- _Exercise aim_
Your task is to reproduce the material exactly.

── Supplied data

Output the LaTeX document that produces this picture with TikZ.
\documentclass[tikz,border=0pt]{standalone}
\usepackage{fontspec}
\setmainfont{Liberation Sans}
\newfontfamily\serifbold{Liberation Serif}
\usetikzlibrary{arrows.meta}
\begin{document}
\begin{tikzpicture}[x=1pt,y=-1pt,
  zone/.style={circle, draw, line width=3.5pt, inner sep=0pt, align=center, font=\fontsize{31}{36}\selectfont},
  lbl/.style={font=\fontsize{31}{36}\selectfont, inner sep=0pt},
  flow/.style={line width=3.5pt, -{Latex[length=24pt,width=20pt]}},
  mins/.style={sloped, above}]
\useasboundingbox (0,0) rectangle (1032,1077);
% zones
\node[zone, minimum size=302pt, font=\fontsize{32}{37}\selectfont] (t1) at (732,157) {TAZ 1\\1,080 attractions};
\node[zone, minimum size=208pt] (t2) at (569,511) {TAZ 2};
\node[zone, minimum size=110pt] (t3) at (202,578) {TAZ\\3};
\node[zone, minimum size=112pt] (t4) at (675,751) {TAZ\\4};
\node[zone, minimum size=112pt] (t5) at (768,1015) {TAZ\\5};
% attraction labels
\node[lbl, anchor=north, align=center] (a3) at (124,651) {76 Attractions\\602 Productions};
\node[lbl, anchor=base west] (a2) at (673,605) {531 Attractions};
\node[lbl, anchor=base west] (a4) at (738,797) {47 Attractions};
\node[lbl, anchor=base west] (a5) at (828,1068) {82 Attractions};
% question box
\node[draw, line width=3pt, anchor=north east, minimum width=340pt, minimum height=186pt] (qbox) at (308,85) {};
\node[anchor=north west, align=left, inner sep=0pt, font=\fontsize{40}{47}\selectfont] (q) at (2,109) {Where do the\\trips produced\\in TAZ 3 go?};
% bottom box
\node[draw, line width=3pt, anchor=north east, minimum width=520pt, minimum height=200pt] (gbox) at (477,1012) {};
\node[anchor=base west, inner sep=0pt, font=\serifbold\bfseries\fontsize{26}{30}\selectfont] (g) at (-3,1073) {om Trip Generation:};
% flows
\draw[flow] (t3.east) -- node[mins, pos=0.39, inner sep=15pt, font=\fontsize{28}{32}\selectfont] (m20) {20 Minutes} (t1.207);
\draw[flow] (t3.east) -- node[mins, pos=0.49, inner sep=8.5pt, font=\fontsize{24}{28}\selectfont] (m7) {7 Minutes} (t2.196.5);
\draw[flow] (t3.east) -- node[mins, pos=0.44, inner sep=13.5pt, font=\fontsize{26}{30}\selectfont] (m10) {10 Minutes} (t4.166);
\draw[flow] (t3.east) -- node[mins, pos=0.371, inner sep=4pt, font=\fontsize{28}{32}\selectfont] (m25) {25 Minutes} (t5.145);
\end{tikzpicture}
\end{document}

────

- _Worked solution_
Output the LaTeX document that produces this picture with TikZ.
\documentclass[tikz,border=0pt]{standalone}
\usepackage{fontspec}
\setmainfont{Liberation Sans}
\newfontfamily\serifbold{Liberation Serif}
\usetikzlibrary{arrows.meta}
\begin{document}
\begin{tikzpicture}[x=1pt,y=-1pt,
  zone/.style={circle, draw, line width=3.5pt, inner sep=0pt, align=center, font=\fontsize{31}{36}\selectfont},
  lbl/.style={font=\fontsize{31}{36}\selectfont, inner sep=0pt},
  flow/.style={line width=3.5pt, -{Latex[length=24pt,width=20pt]}},
  mins/.style={sloped, above}]
\useasboundingbox (0,0) rectangle (1032,1077);
% zones
\node[zone, minimum size=302pt, font=\fontsize{32}{37}\selectfont] (t1) at (732,157) {TAZ 1\\1,080 attractions};
\node[zone, minimum size=208pt] (t2) at (569,511) {TAZ 2};
\node[zone, minimum size=110pt] (t3) at (202,578) {TAZ\\3};
\node[zone, minimum size=112pt] (t4) at (675,751) {TAZ\\4};
\node[zone, minimum size=112pt] (t5) at (768,1015) {TAZ\\5};
% attraction labels
\node[lbl, anchor=north, align=center] (a3) at (124,651) {76 Attractions\\602 Productions};
\node[lbl, anchor=base west] (a2) at (673,605) {531 Attractions};
\node[lbl, anchor=base west] (a4) at (738,797) {47 Attractions};
\node[lbl, anchor=base west] (a5) at (828,1068) {82 Attractions};
% question box
\node[draw, line width=3pt, anchor=north east, minimum width=340pt, minimum height=186pt] (qbox) at (308,85) {};
\node[anchor=north west, align=left, inner sep=0pt, font=\fontsize{40}{47}\selectfont] (q) at (2,109) {Where do the\\trips produced\\in TAZ 3 go?};
% bottom box
\node[draw, line width=3pt, anchor=north east, minimum width=520pt, minimum height=200pt] (gbox) at (477,1012) {};
\node[anchor=base west, inner sep=0pt, font=\serifbold\bfseries\fontsize{26}{30}\selectfont] (g) at (-3,1073) {om Trip Generation:};
% flows
\draw[flow] (t3.east) -- node[mins, pos=0.39, inner sep=15pt, font=\fontsize{28}{32}\selectfont] (m20) {20 Minutes} (t1.207);
\draw[flow] (t3.east) -- node[mins, pos=0.49, inner sep=8.5pt, font=\fontsize{24}{28}\selectfont] (m7) {7 Minutes} (t2.196.5);
\draw[flow] (t3.east) -- node[mins, pos=0.44, inner sep=13.5pt, font=\fontsize{26}{30}\selectfont] (m10) {10 Minutes} (t4.166);
\draw[flow] (t3.east) -- node[mins, pos=0.371, inner sep=4pt, font=\fontsize{28}{32}\selectfont] (m25) {25 Minutes} (t5.145);
\end{tikzpicture}
\end{document}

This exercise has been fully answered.